→ Collected data:
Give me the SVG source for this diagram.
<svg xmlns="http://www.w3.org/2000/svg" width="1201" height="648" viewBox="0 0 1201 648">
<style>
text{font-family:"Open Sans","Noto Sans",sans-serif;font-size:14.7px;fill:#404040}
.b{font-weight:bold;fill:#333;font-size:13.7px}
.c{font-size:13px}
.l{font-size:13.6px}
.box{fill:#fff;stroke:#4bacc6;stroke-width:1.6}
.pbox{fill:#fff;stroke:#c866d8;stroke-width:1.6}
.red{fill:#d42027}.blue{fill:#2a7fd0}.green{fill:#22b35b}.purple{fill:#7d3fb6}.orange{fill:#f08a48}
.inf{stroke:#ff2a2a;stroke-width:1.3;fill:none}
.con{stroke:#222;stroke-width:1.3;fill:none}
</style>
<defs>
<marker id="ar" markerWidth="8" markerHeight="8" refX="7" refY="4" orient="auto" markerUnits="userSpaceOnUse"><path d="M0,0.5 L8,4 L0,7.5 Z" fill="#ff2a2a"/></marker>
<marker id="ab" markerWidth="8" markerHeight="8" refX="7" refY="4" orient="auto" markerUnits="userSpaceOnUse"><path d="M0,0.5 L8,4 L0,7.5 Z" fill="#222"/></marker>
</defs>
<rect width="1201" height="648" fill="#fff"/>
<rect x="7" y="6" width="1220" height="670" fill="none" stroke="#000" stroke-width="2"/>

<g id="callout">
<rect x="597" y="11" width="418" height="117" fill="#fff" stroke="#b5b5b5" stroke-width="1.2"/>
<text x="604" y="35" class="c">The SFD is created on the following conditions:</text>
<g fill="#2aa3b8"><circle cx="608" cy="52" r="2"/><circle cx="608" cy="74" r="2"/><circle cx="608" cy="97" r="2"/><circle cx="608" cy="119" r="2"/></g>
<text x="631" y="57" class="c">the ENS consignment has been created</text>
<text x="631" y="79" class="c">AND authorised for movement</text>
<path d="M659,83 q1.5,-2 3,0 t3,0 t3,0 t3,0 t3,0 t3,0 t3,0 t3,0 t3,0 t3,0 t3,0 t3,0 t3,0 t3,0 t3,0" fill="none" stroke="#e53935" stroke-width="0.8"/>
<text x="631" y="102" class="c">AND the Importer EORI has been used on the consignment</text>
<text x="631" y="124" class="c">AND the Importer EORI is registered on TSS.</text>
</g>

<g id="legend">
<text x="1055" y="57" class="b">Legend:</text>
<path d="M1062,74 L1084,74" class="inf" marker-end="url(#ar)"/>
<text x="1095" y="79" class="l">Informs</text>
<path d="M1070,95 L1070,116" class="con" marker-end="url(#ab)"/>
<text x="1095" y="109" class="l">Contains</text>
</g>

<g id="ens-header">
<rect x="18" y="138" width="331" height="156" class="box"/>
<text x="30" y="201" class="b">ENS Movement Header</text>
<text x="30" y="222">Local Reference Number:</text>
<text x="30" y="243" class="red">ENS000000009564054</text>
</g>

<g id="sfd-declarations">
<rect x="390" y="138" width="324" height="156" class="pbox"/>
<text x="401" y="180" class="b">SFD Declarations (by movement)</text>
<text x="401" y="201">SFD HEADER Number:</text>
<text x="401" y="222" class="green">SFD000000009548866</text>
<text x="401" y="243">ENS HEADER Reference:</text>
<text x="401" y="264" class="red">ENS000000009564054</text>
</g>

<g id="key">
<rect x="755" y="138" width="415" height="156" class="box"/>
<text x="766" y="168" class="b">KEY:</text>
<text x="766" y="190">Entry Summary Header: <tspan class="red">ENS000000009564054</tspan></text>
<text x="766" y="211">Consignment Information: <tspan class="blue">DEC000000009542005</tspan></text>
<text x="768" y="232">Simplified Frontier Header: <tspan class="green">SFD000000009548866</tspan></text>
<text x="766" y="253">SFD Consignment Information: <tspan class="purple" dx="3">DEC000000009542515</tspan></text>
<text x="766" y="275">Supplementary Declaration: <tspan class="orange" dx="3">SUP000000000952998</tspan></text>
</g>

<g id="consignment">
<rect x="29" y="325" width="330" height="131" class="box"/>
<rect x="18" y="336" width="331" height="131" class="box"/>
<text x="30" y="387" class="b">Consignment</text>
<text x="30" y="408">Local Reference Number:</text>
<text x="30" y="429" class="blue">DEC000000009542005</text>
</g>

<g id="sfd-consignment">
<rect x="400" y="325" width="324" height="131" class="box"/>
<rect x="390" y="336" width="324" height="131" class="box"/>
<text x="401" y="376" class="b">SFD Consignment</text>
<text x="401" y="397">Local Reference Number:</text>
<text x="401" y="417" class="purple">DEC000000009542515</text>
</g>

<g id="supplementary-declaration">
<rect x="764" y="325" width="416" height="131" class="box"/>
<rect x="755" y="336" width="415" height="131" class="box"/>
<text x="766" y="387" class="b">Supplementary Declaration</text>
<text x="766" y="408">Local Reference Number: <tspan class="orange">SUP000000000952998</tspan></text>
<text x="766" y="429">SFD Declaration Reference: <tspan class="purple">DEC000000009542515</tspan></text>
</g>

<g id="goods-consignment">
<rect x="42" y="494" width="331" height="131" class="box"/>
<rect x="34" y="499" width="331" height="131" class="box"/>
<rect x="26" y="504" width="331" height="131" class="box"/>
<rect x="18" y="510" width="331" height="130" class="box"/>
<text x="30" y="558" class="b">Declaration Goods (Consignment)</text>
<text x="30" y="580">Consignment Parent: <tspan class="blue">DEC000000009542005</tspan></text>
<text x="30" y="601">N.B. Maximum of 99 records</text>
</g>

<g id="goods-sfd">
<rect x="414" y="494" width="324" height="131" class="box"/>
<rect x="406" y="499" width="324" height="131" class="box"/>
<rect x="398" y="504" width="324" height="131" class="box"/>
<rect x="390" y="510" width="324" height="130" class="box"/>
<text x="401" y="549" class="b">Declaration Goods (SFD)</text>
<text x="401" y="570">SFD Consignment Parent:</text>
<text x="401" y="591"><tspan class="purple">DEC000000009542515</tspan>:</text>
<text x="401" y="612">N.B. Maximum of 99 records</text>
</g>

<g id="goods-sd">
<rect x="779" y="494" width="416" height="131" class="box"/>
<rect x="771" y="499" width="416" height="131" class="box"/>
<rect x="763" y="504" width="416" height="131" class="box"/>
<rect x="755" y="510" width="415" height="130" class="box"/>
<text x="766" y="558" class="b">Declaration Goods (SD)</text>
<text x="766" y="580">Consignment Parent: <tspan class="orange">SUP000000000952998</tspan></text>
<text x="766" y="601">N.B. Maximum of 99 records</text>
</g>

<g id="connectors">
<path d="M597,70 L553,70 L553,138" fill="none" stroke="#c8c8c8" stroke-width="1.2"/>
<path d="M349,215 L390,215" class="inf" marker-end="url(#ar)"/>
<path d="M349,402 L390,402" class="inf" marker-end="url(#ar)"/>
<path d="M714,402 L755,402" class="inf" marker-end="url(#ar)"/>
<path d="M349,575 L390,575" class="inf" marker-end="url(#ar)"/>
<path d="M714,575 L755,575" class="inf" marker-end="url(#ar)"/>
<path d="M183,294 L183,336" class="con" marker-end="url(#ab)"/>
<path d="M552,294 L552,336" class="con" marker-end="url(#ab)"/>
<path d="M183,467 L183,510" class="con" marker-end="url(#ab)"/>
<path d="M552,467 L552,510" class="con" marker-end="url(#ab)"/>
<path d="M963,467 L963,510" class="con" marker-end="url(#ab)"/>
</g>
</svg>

→ Instructions for the task:
Your task is to quote the listing above word for word.

→ Written reply:
Give me the SVG source for this diagram.
<svg xmlns="http://www.w3.org/2000/svg" width="1201" height="648" viewBox="0 0 1201 648">
<style>
text{font-family:"Open Sans","Noto Sans",sans-serif;font-size:14.7px;fill:#404040}
.b{font-weight:bold;fill:#333;font-size:13.7px}
.c{font-size:13px}
.l{font-size:13.6px}
.box{fill:#fff;stroke:#4bacc6;stroke-width:1.6}
.pbox{fill:#fff;stroke:#c866d8;stroke-width:1.6}
.red{fill:#d42027}.blue{fill:#2a7fd0}.green{fill:#22b35b}.purple{fill:#7d3fb6}.orange{fill:#f08a48}
.inf{stroke:#ff2a2a;stroke-width:1.3;fill:none}
.con{stroke:#222;stroke-width:1.3;fill:none}
</style>
<defs>
<marker id="ar" markerWidth="8" markerHeight="8" refX="7" refY="4" orient="auto" markerUnits="userSpaceOnUse"><path d="M0,0.5 L8,4 L0,7.5 Z" fill="#ff2a2a"/></marker>
<marker id="ab" markerWidth="8" markerHeight="8" refX="7" refY="4" orient="auto" markerUnits="userSpaceOnUse"><path d="M0,0.5 L8,4 L0,7.5 Z" fill="#222"/></marker>
</defs>
<rect width="1201" height="648" fill="#fff"/>
<rect x="7" y="6" width="1220" height="670" fill="none" stroke="#000" stroke-width="2"/>

<g id="callout">
<rect x="597" y="11" width="418" height="117" fill="#fff" stroke="#b5b5b5" stroke-width="1.2"/>
<text x="604" y="35" class="c">The SFD is created on the following conditions:</text>
<g fill="#2aa3b8"><circle cx="608" cy="52" r="2"/><circle cx="608" cy="74" r="2"/><circle cx="608" cy="97" r="2"/><circle cx="608" cy="119" r="2"/></g>
<text x="631" y="57" class="c">the ENS consignment has been created</text>
<text x="631" y="79" class="c">AND authorised for movement</text>
<path d="M659,83 q1.5,-2 3,0 t3,0 t3,0 t3,0 t3,0 t3,0 t3,0 t3,0 t3,0 t3,0 t3,0 t3,0 t3,0 t3,0 t3,0" fill="none" stroke="#e53935" stroke-width="0.8"/>
<text x="631" y="102" class="c">AND the Importer EORI has been used on the consignment</text>
<text x="631" y="124" class="c">AND the Importer EORI is registered on TSS.</text>
</g>

<g id="legend">
<text x="1055" y="57" class="b">Legend:</text>
<path d="M1062,74 L1084,74" class="inf" marker-end="url(#ar)"/>
<text x="1095" y="79" class="l">Informs</text>
<path d="M1070,95 L1070,116" class="con" marker-end="url(#ab)"/>
<text x="1095" y="109" class="l">Contains</text>
</g>

<g id="ens-header">
<rect x="18" y="138" width="331" height="156" class="box"/>
<text x="30" y="201" class="b">ENS Movement Header</text>
<text x="30" y="222">Local Reference Number:</text>
<text x="30" y="243" class="red">ENS000000009564054</text>
</g>

<g id="sfd-declarations">
<rect x="390" y="138" width="324" height="156" class="pbox"/>
<text x="401" y="180" class="b">SFD Declarations (by movement)</text>
<text x="401" y="201">SFD HEADER Number:</text>
<text x="401" y="222" class="green">SFD000000009548866</text>
<text x="401" y="243">ENS HEADER Reference:</text>
<text x="401" y="264" class="red">ENS000000009564054</text>
</g>

<g id="key">
<rect x="755" y="138" width="415" height="156" class="box"/>
<text x="766" y="168" class="b">KEY:</text>
<text x="766" y="190">Entry Summary Header: <tspan class="red">ENS000000009564054</tspan></text>
<text x="766" y="211">Consignment Information: <tspan class="blue">DEC000000009542005</tspan></text>
<text x="768" y="232">Simplified Frontier Header: <tspan class="green">SFD000000009548866</tspan></text>
<text x="766" y="253">SFD Consignment Information: <tspan class="purple" dx="3">DEC000000009542515</tspan></text>
<text x="766" y="275">Supplementary Declaration: <tspan class="orange" dx="3">SUP000000000952998</tspan></text>
</g>

<g id="consignment">
<rect x="29" y="325" width="330" height="131" class="box"/>
<rect x="18" y="336" width="331" height="131" class="box"/>
<text x="30" y="387" class="b">Consignment</text>
<text x="30" y="408">Local Reference Number:</text>
<text x="30" y="429" class="blue">DEC000000009542005</text>
</g>

<g id="sfd-consignment">
<rect x="400" y="325" width="324" height="131" class="box"/>
<rect x="390" y="336" width="324" height="131" class="box"/>
<text x="401" y="376" class="b">SFD Consignment</text>
<text x="401" y="397">Local Reference Number:</text>
<text x="401" y="417" class="purple">DEC000000009542515</text>
</g>

<g id="supplementary-declaration">
<rect x="764" y="325" width="416" height="131" class="box"/>
<rect x="755" y="336" width="415" height="131" class="box"/>
<text x="766" y="387" class="b">Supplementary Declaration</text>
<text x="766" y="408">Local Reference Number: <tspan class="orange">SUP000000000952998</tspan></text>
<text x="766" y="429">SFD Declaration Reference: <tspan class="purple">DEC000000009542515</tspan></text>
</g>

<g id="goods-consignment">
<rect x="42" y="494" width="331" height="131" class="box"/>
<rect x="34" y="499" width="331" height="131" class="box"/>
<rect x="26" y="504" width="331" height="131" class="box"/>
<rect x="18" y="510" width="331" height="130" class="box"/>
<text x="30" y="558" class="b">Declaration Goods (Consignment)</text>
<text x="30" y="580">Consignment Parent: <tspan class="blue">DEC000000009542005</tspan></text>
<text x="30" y="601">N.B. Maximum of 99 records</text>
</g>

<g id="goods-sfd">
<rect x="414" y="494" width="324" height="131" class="box"/>
<rect x="406" y="499" width="324" height="131" class="box"/>
<rect x="398" y="504" width="324" height="131" class="box"/>
<rect x="390" y="510" width="324" height="130" class="box"/>
<text x="401" y="549" class="b">Declaration Goods (SFD)</text>
<text x="401" y="570">SFD Consignment Parent:</text>
<text x="401" y="591"><tspan class="purple">DEC000000009542515</tspan>:</text>
<text x="401" y="612">N.B. Maximum of 99 records</text>
</g>

<g id="goods-sd">
<rect x="779" y="494" width="416" height="131" class="box"/>
<rect x="771" y="499" width="416" height="131" class="box"/>
<rect x="763" y="504" width="416" height="131" class="box"/>
<rect x="755" y="510" width="415" height="130" class="box"/>
<text x="766" y="558" class="b">Declaration Goods (SD)</text>
<text x="766" y="580">Consignment Parent: <tspan class="orange">SUP000000000952998</tspan></text>
<text x="766" y="601">N.B. Maximum of 99 records</text>
</g>

<g id="connectors">
<path d="M597,70 L553,70 L553,138" fill="none" stroke="#c8c8c8" stroke-width="1.2"/>
<path d="M349,215 L390,215" class="inf" marker-end="url(#ar)"/>
<path d="M349,402 L390,402" class="inf" marker-end="url(#ar)"/>
<path d="M714,402 L755,402" class="inf" marker-end="url(#ar)"/>
<path d="M349,575 L390,575" class="inf" marker-end="url(#ar)"/>
<path d="M714,575 L755,575" class="inf" marker-end="url(#ar)"/>
<path d="M183,294 L183,336" class="con" marker-end="url(#ab)"/>
<path d="M552,294 L552,336" class="con" marker-end="url(#ab)"/>
<path d="M183,467 L183,510" class="con" marker-end="url(#ab)"/>
<path d="M552,467 L552,510" class="con" marker-end="url(#ab)"/>
<path d="M963,467 L963,510" class="con" marker-end="url(#ab)"/>
</g>
</svg>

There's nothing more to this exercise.